--- Given data ---

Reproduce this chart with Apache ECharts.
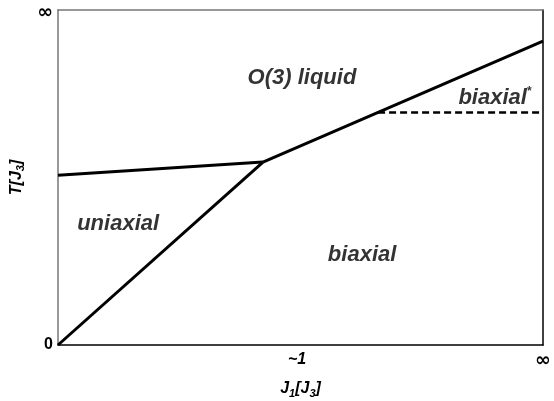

---
--- Given data ---

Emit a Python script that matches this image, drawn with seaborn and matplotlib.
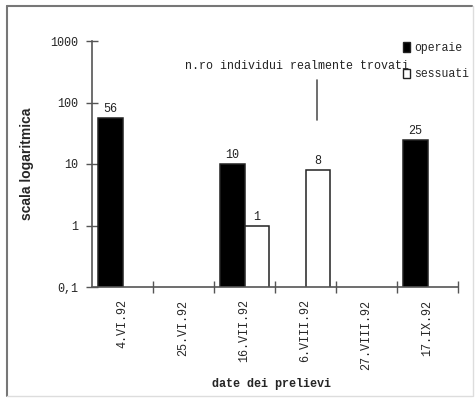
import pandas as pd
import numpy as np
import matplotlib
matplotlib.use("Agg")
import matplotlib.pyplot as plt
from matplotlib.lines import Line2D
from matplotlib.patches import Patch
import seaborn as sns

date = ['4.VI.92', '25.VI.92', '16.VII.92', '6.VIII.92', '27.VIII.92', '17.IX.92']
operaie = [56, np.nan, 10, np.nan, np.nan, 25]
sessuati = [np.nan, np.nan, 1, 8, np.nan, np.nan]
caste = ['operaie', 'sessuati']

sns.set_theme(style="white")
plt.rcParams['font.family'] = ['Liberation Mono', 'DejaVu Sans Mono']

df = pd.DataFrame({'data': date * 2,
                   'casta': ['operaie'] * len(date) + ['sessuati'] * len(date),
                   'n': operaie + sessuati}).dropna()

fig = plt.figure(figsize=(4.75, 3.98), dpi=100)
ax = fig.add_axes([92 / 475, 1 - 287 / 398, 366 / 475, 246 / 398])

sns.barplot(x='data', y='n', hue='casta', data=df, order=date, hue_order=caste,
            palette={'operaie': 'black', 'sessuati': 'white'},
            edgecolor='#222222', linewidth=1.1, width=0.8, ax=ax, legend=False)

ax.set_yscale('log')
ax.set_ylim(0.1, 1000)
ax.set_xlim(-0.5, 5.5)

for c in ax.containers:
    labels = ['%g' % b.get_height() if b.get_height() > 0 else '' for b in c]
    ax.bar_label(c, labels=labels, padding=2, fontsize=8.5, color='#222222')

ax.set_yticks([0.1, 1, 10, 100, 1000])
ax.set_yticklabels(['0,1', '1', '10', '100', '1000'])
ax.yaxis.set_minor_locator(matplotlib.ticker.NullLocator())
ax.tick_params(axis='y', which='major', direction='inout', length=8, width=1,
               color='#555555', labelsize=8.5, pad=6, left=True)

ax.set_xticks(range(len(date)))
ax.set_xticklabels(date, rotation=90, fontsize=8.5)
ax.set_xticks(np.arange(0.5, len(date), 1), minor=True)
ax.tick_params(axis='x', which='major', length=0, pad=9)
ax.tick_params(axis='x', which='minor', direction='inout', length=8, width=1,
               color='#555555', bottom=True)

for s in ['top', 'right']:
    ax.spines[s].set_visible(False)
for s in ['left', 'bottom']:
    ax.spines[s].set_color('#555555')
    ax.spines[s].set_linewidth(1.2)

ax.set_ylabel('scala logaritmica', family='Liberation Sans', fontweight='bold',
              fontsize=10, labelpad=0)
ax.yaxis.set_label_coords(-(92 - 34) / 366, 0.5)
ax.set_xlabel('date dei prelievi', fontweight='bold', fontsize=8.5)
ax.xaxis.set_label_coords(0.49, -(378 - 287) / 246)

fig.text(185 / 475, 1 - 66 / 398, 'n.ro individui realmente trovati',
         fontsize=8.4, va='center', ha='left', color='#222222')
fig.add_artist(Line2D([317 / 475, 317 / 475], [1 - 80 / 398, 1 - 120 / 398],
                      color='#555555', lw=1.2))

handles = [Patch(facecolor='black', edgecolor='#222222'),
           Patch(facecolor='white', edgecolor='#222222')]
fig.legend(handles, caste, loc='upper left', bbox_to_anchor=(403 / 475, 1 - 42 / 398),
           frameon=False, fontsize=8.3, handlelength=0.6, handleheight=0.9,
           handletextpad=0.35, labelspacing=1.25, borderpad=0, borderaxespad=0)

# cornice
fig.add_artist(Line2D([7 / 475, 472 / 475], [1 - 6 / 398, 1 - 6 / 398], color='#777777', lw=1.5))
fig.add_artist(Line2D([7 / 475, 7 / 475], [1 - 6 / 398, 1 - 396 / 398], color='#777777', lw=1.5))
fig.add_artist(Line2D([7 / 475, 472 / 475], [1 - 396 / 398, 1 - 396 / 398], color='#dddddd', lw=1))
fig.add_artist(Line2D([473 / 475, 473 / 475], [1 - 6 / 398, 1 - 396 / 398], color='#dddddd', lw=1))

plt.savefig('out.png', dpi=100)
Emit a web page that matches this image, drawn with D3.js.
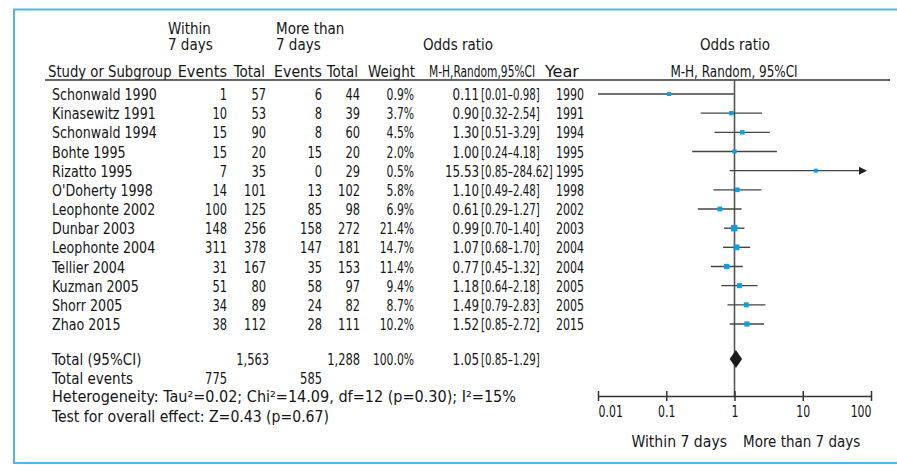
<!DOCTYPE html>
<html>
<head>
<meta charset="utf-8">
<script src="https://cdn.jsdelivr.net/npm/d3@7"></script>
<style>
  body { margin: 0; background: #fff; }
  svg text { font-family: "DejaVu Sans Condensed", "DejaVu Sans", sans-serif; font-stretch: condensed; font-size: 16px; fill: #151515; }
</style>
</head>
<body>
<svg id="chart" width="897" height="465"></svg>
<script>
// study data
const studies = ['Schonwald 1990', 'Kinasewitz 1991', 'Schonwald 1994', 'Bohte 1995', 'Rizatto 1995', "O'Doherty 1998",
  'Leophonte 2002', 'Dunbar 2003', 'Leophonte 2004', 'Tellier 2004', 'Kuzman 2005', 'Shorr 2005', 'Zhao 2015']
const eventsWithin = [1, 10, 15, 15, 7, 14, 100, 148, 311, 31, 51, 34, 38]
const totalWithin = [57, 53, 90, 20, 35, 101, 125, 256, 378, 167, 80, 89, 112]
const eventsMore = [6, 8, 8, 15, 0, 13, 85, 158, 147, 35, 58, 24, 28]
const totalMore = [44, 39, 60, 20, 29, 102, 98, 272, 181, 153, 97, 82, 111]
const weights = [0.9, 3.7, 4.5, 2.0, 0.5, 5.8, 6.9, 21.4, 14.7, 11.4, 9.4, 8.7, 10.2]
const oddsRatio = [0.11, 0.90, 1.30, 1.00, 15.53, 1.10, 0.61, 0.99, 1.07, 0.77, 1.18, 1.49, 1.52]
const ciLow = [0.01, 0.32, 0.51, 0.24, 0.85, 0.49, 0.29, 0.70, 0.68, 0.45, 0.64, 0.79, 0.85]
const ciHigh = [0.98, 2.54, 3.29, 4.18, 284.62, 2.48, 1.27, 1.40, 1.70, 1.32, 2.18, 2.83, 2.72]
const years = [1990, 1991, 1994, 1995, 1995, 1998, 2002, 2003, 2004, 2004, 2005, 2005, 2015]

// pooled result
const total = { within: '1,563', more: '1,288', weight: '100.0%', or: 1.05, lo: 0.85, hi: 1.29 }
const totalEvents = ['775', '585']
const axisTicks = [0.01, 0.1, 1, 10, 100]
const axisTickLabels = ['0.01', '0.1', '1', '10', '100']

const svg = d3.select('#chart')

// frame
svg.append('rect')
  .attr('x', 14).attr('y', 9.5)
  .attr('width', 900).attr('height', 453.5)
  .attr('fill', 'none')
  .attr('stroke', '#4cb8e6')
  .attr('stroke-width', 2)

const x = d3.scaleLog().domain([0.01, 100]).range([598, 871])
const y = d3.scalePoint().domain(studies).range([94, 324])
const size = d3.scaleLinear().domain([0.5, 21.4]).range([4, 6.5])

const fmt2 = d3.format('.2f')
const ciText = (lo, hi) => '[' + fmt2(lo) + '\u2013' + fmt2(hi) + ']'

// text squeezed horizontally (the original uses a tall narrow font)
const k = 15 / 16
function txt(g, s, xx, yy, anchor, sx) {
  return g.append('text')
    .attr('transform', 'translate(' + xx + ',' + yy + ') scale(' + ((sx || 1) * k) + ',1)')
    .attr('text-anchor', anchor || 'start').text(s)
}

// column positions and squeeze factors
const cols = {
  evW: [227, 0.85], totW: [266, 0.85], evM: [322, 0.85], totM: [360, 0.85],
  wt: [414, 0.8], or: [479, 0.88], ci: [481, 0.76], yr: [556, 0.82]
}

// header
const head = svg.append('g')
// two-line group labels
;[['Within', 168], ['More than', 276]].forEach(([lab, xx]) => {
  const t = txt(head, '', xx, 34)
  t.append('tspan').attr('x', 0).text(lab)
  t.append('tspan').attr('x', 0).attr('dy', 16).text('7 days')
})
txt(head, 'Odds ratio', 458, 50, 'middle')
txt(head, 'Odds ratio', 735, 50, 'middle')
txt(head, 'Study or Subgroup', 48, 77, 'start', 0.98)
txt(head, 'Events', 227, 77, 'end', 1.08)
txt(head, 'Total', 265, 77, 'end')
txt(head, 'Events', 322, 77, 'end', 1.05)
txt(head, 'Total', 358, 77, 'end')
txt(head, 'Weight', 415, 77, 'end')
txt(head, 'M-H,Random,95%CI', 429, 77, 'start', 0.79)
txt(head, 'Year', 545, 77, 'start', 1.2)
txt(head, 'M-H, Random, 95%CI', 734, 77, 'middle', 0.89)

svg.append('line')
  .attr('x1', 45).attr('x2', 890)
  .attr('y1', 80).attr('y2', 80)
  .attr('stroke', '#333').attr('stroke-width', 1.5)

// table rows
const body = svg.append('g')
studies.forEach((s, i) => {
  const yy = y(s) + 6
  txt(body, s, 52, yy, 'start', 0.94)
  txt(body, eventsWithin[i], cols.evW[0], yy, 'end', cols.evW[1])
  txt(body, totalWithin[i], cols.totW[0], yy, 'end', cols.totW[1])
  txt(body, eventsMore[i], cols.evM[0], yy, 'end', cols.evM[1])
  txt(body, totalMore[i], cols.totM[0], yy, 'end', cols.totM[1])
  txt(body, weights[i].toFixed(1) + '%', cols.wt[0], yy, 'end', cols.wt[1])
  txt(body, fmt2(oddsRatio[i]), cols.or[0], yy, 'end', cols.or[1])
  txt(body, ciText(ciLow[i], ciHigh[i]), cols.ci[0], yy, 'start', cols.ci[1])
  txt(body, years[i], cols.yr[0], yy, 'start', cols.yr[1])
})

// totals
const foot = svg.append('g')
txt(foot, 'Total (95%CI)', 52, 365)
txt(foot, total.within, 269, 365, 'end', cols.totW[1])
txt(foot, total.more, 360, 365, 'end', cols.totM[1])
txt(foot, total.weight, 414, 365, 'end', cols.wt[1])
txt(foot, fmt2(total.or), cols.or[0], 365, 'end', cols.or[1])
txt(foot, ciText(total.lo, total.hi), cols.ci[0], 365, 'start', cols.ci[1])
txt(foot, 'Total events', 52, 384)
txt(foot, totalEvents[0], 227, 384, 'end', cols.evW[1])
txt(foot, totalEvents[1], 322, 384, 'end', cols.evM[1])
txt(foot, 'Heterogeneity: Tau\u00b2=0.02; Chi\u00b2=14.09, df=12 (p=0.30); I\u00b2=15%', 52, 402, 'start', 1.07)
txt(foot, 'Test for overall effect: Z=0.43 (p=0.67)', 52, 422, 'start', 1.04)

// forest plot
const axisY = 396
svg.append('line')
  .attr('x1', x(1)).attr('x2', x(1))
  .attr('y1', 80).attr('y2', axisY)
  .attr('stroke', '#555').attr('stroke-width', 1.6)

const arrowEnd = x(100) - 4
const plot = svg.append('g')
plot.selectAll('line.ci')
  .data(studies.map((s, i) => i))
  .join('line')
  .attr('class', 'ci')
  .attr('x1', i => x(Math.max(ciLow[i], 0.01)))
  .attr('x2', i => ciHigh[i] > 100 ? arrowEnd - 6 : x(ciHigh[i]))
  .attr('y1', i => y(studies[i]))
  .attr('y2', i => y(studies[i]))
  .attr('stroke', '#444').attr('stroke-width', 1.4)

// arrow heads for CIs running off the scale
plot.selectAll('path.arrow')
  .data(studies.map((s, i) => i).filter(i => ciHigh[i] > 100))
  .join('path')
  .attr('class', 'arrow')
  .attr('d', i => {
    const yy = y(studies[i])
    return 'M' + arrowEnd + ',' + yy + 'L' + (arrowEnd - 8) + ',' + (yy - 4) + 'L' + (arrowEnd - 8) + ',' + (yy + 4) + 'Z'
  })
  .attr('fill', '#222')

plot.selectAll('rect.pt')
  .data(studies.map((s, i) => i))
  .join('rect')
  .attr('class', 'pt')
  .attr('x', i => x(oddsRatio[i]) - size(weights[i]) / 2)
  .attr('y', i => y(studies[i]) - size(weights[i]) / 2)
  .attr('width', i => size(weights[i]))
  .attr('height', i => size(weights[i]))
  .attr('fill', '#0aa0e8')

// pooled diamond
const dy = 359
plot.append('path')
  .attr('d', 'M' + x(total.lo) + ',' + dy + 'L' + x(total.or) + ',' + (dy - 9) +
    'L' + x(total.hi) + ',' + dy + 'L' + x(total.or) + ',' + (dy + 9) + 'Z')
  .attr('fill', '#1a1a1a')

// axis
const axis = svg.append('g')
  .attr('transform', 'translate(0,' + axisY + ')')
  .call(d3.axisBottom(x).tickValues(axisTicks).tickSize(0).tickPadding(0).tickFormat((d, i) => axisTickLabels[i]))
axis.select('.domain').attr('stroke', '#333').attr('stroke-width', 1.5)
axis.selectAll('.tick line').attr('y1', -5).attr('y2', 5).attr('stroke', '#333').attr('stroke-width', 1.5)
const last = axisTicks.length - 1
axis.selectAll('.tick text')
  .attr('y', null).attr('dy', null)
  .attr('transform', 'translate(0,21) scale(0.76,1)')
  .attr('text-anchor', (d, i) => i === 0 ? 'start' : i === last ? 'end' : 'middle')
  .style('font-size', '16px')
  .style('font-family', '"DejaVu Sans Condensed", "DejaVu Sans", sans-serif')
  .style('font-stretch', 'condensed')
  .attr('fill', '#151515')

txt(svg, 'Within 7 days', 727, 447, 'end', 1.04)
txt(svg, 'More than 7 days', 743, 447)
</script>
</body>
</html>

---

Pull every line holding "image" out of the records.

Emit a Python script that matches this image, drawn with seaborn and matplotlib.
Emit a web page that matches this image, drawn with D3.js.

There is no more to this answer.